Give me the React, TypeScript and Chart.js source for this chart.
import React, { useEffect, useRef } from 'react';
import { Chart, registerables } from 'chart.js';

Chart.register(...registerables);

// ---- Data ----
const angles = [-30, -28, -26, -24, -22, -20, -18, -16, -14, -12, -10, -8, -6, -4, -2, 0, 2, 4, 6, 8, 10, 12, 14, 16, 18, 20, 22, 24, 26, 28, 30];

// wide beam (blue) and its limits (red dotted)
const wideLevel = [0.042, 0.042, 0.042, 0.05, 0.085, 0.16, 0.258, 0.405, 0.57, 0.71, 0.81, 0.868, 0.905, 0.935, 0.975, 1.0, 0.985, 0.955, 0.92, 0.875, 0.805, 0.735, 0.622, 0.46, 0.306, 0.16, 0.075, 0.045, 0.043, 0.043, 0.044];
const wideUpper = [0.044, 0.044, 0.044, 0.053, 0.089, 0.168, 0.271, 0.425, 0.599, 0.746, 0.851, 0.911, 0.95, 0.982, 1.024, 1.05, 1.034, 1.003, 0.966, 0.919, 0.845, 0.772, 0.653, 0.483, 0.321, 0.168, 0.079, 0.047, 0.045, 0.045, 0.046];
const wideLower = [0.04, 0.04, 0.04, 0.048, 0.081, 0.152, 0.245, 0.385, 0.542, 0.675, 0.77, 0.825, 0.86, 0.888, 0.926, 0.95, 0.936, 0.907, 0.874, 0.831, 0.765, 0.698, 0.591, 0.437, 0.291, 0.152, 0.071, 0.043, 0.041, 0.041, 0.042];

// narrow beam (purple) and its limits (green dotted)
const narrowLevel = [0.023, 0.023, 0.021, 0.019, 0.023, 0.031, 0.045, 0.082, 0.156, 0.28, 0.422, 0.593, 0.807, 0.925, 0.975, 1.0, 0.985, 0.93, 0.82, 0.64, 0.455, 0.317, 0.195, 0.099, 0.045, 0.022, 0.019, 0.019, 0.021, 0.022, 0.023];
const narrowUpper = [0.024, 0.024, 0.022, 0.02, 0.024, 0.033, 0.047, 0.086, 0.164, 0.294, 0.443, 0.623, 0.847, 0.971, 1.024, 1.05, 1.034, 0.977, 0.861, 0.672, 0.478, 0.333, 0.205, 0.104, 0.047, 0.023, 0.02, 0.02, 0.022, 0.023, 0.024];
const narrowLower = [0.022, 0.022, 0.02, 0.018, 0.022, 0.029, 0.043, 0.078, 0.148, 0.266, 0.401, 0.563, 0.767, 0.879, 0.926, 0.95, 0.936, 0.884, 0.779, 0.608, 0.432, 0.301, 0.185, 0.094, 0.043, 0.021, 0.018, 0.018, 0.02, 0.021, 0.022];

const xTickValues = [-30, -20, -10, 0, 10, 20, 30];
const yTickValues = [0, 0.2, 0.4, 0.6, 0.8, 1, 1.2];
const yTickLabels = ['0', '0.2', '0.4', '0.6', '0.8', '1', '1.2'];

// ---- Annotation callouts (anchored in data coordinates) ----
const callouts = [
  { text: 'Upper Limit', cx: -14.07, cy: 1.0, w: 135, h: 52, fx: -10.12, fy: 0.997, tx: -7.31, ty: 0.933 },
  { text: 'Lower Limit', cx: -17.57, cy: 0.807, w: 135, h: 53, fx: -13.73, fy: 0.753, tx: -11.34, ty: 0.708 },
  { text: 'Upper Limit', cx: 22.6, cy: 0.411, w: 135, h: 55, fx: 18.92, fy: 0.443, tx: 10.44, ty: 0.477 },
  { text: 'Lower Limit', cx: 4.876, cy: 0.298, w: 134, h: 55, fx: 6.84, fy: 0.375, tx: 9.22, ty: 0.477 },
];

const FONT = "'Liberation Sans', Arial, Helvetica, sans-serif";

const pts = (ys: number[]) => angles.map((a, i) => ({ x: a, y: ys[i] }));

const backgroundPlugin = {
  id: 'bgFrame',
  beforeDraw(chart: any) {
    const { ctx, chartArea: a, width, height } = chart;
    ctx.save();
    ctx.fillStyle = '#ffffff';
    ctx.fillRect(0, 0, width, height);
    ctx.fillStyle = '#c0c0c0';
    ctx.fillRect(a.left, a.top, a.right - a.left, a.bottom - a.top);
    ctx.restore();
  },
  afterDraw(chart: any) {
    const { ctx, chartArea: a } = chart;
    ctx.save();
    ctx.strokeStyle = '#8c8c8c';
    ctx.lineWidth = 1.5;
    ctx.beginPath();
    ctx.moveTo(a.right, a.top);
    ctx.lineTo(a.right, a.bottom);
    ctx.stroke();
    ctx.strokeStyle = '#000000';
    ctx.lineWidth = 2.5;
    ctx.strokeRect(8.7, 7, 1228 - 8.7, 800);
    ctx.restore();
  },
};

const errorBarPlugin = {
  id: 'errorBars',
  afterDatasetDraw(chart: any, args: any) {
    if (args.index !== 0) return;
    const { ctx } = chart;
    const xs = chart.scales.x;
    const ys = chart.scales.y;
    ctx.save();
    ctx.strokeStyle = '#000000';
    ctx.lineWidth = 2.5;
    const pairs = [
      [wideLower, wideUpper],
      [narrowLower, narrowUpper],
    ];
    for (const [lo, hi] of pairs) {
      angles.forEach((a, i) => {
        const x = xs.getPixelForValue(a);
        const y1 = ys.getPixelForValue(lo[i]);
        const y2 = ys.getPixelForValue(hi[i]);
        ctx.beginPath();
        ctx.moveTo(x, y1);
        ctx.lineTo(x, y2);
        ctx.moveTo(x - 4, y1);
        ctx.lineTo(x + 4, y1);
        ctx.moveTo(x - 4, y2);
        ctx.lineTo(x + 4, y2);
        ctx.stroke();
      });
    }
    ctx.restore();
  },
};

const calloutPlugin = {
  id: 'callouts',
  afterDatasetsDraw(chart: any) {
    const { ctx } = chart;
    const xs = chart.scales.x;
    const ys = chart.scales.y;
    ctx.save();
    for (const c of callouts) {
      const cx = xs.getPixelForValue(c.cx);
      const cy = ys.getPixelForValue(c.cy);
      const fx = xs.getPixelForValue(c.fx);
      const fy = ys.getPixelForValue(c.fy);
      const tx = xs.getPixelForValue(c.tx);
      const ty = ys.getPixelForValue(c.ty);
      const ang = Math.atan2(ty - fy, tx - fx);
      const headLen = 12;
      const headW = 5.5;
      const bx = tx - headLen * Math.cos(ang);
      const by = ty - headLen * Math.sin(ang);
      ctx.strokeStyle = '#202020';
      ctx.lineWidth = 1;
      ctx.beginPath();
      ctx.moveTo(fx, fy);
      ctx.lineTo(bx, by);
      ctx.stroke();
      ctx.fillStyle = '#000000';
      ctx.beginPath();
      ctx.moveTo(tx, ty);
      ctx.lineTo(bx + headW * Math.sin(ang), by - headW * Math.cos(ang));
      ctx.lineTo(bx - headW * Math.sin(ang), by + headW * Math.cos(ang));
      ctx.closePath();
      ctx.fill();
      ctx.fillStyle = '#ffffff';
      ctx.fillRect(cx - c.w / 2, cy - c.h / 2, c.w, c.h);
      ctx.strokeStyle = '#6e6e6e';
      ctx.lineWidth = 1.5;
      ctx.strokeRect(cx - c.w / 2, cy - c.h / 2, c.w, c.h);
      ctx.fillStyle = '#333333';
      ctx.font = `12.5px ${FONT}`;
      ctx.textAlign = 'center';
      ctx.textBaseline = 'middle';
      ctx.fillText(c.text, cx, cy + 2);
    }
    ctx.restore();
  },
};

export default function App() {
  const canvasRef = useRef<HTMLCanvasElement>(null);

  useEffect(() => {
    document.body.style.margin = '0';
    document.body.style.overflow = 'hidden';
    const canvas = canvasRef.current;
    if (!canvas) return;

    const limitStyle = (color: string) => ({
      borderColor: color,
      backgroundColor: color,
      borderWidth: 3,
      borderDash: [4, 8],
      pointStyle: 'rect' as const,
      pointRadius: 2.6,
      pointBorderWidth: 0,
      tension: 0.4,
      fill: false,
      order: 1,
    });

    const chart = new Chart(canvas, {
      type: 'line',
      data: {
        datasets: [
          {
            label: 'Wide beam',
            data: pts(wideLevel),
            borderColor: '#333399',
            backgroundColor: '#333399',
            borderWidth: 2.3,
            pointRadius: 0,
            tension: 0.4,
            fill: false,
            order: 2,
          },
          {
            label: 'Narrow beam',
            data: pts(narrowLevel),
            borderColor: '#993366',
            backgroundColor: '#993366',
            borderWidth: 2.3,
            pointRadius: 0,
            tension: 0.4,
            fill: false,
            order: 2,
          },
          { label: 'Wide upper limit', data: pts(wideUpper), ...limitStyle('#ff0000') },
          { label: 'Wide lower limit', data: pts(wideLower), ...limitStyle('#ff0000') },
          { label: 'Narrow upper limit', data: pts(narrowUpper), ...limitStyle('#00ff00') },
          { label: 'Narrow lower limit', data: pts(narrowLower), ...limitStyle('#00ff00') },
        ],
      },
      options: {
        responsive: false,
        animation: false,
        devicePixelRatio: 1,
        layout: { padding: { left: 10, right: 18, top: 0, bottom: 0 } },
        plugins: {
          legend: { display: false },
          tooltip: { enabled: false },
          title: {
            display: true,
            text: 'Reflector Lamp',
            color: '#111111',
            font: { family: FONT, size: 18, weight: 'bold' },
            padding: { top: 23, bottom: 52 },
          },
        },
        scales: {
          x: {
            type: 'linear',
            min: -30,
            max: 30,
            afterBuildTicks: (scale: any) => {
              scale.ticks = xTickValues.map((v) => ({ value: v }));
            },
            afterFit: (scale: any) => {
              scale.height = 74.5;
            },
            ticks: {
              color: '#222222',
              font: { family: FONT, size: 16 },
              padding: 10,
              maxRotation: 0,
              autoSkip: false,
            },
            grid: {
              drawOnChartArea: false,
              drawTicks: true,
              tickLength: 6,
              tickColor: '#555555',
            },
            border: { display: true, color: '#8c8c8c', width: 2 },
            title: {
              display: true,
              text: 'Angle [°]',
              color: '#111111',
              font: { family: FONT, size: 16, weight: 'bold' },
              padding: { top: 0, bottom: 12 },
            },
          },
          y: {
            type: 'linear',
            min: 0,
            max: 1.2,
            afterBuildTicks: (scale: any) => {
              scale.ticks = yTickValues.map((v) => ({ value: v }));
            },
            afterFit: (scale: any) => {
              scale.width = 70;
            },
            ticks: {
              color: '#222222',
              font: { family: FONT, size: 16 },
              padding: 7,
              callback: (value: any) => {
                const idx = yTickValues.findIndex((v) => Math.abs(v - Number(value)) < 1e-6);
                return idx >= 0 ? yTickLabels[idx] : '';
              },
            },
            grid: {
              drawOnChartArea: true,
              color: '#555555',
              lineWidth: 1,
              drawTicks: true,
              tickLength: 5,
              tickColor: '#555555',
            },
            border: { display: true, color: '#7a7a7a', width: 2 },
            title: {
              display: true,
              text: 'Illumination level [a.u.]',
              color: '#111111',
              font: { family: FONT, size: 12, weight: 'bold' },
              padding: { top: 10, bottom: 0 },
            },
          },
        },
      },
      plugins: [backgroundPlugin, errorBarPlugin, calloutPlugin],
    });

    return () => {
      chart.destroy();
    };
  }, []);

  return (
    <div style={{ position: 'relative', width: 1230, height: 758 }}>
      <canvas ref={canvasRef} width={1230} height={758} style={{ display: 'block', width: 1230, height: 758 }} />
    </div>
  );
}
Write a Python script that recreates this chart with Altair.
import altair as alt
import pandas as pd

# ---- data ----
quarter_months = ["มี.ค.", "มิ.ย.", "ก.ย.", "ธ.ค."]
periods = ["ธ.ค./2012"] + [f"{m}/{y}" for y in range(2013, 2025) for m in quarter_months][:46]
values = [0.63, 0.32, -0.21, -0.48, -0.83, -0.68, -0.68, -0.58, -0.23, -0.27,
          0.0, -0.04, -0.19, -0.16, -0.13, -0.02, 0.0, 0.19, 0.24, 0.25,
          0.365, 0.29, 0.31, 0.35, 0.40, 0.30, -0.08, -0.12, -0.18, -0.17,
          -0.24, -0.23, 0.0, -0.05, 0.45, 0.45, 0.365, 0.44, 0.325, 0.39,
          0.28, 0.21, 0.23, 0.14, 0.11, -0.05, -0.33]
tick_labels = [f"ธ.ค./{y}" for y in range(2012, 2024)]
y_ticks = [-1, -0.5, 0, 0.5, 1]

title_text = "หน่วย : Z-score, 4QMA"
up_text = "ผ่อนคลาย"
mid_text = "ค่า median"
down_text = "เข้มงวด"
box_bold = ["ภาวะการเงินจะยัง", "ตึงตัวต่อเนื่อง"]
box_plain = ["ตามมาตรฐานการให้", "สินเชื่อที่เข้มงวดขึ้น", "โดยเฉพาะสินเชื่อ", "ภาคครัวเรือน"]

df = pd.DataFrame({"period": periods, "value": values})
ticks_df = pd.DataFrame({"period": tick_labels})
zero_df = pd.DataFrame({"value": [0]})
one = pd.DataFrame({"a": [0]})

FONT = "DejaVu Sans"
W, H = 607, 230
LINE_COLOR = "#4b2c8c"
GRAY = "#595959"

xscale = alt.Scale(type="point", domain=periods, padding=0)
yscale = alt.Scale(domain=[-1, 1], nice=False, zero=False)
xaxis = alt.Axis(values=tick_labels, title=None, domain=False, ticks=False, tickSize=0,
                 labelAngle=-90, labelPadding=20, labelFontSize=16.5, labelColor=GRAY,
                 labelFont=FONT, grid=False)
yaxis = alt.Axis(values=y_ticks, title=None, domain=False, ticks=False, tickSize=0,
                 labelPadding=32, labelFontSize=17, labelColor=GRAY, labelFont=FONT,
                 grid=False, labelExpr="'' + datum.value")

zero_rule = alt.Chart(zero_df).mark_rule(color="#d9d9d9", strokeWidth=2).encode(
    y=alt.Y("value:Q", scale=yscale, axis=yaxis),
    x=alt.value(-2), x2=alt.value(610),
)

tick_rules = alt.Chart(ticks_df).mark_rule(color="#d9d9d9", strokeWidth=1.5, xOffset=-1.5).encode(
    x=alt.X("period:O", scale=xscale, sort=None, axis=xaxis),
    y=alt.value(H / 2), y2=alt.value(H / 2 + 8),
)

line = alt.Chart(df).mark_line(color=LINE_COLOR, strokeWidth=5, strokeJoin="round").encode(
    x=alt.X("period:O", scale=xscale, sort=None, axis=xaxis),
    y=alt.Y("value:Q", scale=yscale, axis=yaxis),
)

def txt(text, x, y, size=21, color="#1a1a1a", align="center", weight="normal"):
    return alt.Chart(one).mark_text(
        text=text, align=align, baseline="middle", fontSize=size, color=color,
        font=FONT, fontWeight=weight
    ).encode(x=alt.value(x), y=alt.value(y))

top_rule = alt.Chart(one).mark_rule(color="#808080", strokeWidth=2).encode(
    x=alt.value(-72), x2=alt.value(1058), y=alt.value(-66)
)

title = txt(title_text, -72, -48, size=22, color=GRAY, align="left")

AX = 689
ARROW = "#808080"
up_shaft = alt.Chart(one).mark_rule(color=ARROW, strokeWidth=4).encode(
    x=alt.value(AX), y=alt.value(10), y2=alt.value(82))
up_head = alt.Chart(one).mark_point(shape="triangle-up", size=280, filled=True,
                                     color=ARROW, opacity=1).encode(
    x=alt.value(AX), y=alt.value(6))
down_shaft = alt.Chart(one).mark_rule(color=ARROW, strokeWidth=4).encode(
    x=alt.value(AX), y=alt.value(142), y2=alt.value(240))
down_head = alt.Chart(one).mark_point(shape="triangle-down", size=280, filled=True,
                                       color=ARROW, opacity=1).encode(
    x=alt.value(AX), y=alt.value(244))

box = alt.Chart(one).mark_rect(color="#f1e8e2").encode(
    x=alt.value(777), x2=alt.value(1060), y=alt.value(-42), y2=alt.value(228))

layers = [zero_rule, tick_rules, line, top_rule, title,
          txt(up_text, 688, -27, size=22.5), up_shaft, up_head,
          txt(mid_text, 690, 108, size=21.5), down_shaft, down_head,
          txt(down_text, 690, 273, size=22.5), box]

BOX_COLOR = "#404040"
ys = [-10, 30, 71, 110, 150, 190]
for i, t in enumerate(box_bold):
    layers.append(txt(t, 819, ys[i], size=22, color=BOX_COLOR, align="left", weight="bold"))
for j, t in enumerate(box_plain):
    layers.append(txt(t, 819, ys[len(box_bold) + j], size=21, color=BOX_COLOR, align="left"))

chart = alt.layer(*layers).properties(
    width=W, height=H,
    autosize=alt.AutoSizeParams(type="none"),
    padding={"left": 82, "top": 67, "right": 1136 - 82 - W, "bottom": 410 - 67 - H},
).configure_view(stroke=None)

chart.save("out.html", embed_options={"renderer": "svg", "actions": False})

################

#### Exercise aim
Work out how many lines above have the string "React" in them, and give only the number.

#### Task output
2